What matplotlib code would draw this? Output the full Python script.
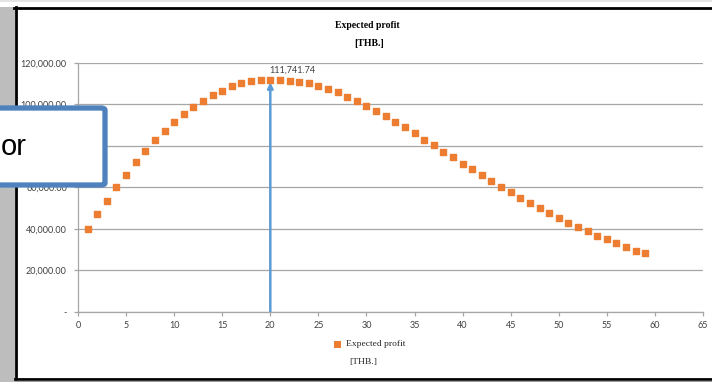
import matplotlib
matplotlib.use("Agg")
import matplotlib.pyplot as plt
from matplotlib.patches import Rectangle, FancyBboxPatch
from matplotlib.lines import Line2D
from matplotlib.ticker import FuncFormatter

# expected profit per order quantity
quantity = list(range(1, 60))
profit = [39800, 47000, 53500, 60000, 66100, 72000, 77500, 82600, 87100, 91400,
          95300, 98600, 101700, 104400, 106600, 108600, 110000, 111000, 111600, 111741.74,
          111600, 111300, 110900, 110000, 109000, 107300, 105700, 103600, 101500, 99100,
          96700, 94300, 91400, 88900, 86200, 82900, 80200, 77200, 74400, 71200,
          68700, 65800, 63100, 60300, 57600, 54900, 52500, 50100, 47700, 45300,
          42900, 40800, 38800, 36800, 35000, 33100, 31300, 29600, 28300]
peak_q = 20
peak_label = "111,741.74"
x_ticks = list(range(0, 70, 5))
y_ticks = [0, 20000, 40000, 60000, 80000, 100000, 120000]

W, H = 712, 382
fig = plt.figure(figsize=(W / 100, H / 100), dpi=100)


def fx(px):
    return px / W


def fy(py):
    return 1 - py / H


# screenshot surroundings
fig.add_artist(Rectangle((0, fy(2)), 1, fy(0) - fy(2), transform=fig.transFigure,
                         color="#e4e4e4", lw=0))
fig.add_artist(Rectangle((0, 0), fx(15), fy(7), transform=fig.transFigure,
                         color="#bdbdbd", lw=0))
fig.add_artist(Line2D([fx(14), 1], [fy(7.5), fy(7.5)], transform=fig.transFigure,
                      color="black", lw=2.0))
fig.add_artist(Line2D([fx(16), fx(16)], [fy(7), fy(379)], transform=fig.transFigure,
                      color="black", lw=2.0))
fig.add_artist(Line2D([fx(15), 1], [fy(378.5), fy(378.5)], transform=fig.transFigure,
                      color="black", lw=2.0))
fig.add_artist(Line2D([fx(15), 1], [fy(381), fy(381)], transform=fig.transFigure,
                      color="#9a9a9a", lw=1.0))

ax = fig.add_axes([fx(78), fy(312), fx(703) - fx(78), fy(62.7) - fy(312)])
ax.scatter(quantity, profit, marker="s", s=17, color="#ed7d31", zorder=3,
           label="Expected profit\n\n[THB.]")

ax.set_xlim(0, 65)
ax.set_ylim(0, 120000)
ax.set_xticks(x_ticks)
ax.set_yticks(y_ticks)
ax.yaxis.set_major_formatter(FuncFormatter(lambda v, p: "-" if v == 0 else f"{v:,.2f}"))
ax.grid(axis="y", color="#a6a6a6", lw=0.9)
ax.set_axisbelow(True)
for s in ["top", "right"]:
    ax.spines[s].set_visible(False)
for s in ["left", "bottom"]:
    ax.spines[s].set_color("#a6a6a6")
    ax.spines[s].set_linewidth(0.9)
ax.tick_params(axis="both", colors="#a6a6a6", labelcolor="#404040", labelsize=6.5,
               length=3, width=0.9)
ax.tick_params(axis="y", pad=5)
for lab in ax.get_xticklabels() + ax.get_yticklabels():
    lab.set_family("Lato")

# peak arrow and label
ax.annotate("", xy=(peak_q, 110500), xytext=(peak_q, 0),
            arrowprops=dict(arrowstyle="-|>", color="#5b9bd5", lw=1.8,
                            mutation_scale=8, shrinkA=0, shrinkB=0), zorder=2)
ax.text(peak_q - 0.1, 114200, peak_label, ha="left", va="bottom", fontsize=6.5,
        color="#404040", family="Lato")

# title
fig.text(fx(367), fy(25), "Expected profit", ha="center", va="center",
         fontsize=7, fontweight="bold", family="Liberation Serif")
fig.text(fx(369), fy(44), "[THB.]", ha="center", va="center",
         fontsize=7, fontweight="bold", family="Liberation Serif")

# legend
fig.add_artist(Rectangle((fx(334), fy(347.5)), fx(7), fy(340.5) - fy(347.5),
                         transform=fig.transFigure, color="#ed7d31", lw=0))
fig.text(fx(346), fy(344), "Expected profit", ha="left", va="center",
         fontsize=6.8, family="Liberation Serif", color="#262626")
fig.text(fx(349), fy(362), "[THB.]", ha="left", va="center",
         fontsize=6.8, family="Liberation Serif", color="#262626")

# overlay callout box
box = FancyBboxPatch((fx(-20), fy(185)), fx(125), fy(108) - fy(185),
                     boxstyle="round,pad=0,rounding_size=0.006",
                     transform=fig.transFigure, facecolor="white",
                     edgecolor="#4f81bd", lw=3.8, zorder=10)
fig.add_artist(box)
fig.text(fx(1), fy(147), "or", ha="left", va="center", fontsize=21,
         family="Liberation Sans", color="black", zorder=11)

fig.savefig("out.png", dpi=100)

***

Exercise instructions » Extract every line of the data exactly; pictures stay out.

Output below »
What matplotlib code would draw this? Output the full Python script.
import matplotlib
matplotlib.use("Agg")
import matplotlib.pyplot as plt
from matplotlib.patches import Rectangle, FancyBboxPatch
from matplotlib.lines import Line2D
from matplotlib.ticker import FuncFormatter

# expected profit per order quantity
quantity = list(range(1, 60))
profit = [39800, 47000, 53500, 60000, 66100, 72000, 77500, 82600, 87100, 91400,
          95300, 98600, 101700, 104400, 106600, 108600, 110000, 111000, 111600, 111741.74,
          111600, 111300, 110900, 110000, 109000, 107300, 105700, 103600, 101500, 99100,
          96700, 94300, 91400, 88900, 86200, 82900, 80200, 77200, 74400, 71200,
          68700, 65800, 63100, 60300, 57600, 54900, 52500, 50100, 47700, 45300,
          42900, 40800, 38800, 36800, 35000, 33100, 31300, 29600, 28300]
peak_q = 20
peak_label = "111,741.74"
x_ticks = list(range(0, 70, 5))
y_ticks = [0, 20000, 40000, 60000, 80000, 100000, 120000]

W, H = 712, 382
fig = plt.figure(figsize=(W / 100, H / 100), dpi=100)


def fx(px):
    return px / W


def fy(py):
    return 1 - py / H


# screenshot surroundings
fig.add_artist(Rectangle((0, fy(2)), 1, fy(0) - fy(2), transform=fig.transFigure,
                         color="#e4e4e4", lw=0))
fig.add_artist(Rectangle((0, 0), fx(15), fy(7), transform=fig.transFigure,
                         color="#bdbdbd", lw=0))
fig.add_artist(Line2D([fx(14), 1], [fy(7.5), fy(7.5)], transform=fig.transFigure,
                      color="black", lw=2.0))
fig.add_artist(Line2D([fx(16), fx(16)], [fy(7), fy(379)], transform=fig.transFigure,
                      color="black", lw=2.0))
fig.add_artist(Line2D([fx(15), 1], [fy(378.5), fy(378.5)], transform=fig.transFigure,
                      color="black", lw=2.0))
fig.add_artist(Line2D([fx(15), 1], [fy(381), fy(381)], transform=fig.transFigure,
                      color="#9a9a9a", lw=1.0))

ax = fig.add_axes([fx(78), fy(312), fx(703) - fx(78), fy(62.7) - fy(312)])
ax.scatter(quantity, profit, marker="s", s=17, color="#ed7d31", zorder=3,
           label="Expected profit\n\n[THB.]")

ax.set_xlim(0, 65)
ax.set_ylim(0, 120000)
ax.set_xticks(x_ticks)
ax.set_yticks(y_ticks)
ax.yaxis.set_major_formatter(FuncFormatter(lambda v, p: "-" if v == 0 else f"{v:,.2f}"))
ax.grid(axis="y", color="#a6a6a6", lw=0.9)
ax.set_axisbelow(True)
for s in ["top", "right"]:
    ax.spines[s].set_visible(False)
for s in ["left", "bottom"]:
    ax.spines[s].set_color("#a6a6a6")
    ax.spines[s].set_linewidth(0.9)
ax.tick_params(axis="both", colors="#a6a6a6", labelcolor="#404040", labelsize=6.5,
               length=3, width=0.9)
ax.tick_params(axis="y", pad=5)
for lab in ax.get_xticklabels() + ax.get_yticklabels():
    lab.set_family("Lato")

# peak arrow and label
ax.annotate("", xy=(peak_q, 110500), xytext=(peak_q, 0),
            arrowprops=dict(arrowstyle="-|>", color="#5b9bd5", lw=1.8,
                            mutation_scale=8, shrinkA=0, shrinkB=0), zorder=2)
ax.text(peak_q - 0.1, 114200, peak_label, ha="left", va="bottom", fontsize=6.5,
        color="#404040", family="Lato")

# title
fig.text(fx(367), fy(25), "Expected profit", ha="center", va="center",
         fontsize=7, fontweight="bold", family="Liberation Serif")
fig.text(fx(369), fy(44), "[THB.]", ha="center", va="center",
         fontsize=7, fontweight="bold", family="Liberation Serif")

# legend
fig.add_artist(Rectangle((fx(334), fy(347.5)), fx(7), fy(340.5) - fy(347.5),
                         transform=fig.transFigure, color="#ed7d31", lw=0))
fig.text(fx(346), fy(344), "Expected profit", ha="left", va="center",
         fontsize=6.8, family="Liberation Serif", color="#262626")
fig.text(fx(349), fy(362), "[THB.]", ha="left", va="center",
         fontsize=6.8, family="Liberation Serif", color="#262626")

# overlay callout box
box = FancyBboxPatch((fx(-20), fy(185)), fx(125), fy(108) - fy(185),
                     boxstyle="round,pad=0,rounding_size=0.006",
                     transform=fig.transFigure, facecolor="white",
                     edgecolor="#4f81bd", lw=3.8, zorder=10)
fig.add_artist(box)
fig.text(fx(1), fy(147), "or", ha="left", va="center", fontsize=21,
         family="Liberation Sans", color="black", zorder=11)

fig.savefig("out.png", dpi=100)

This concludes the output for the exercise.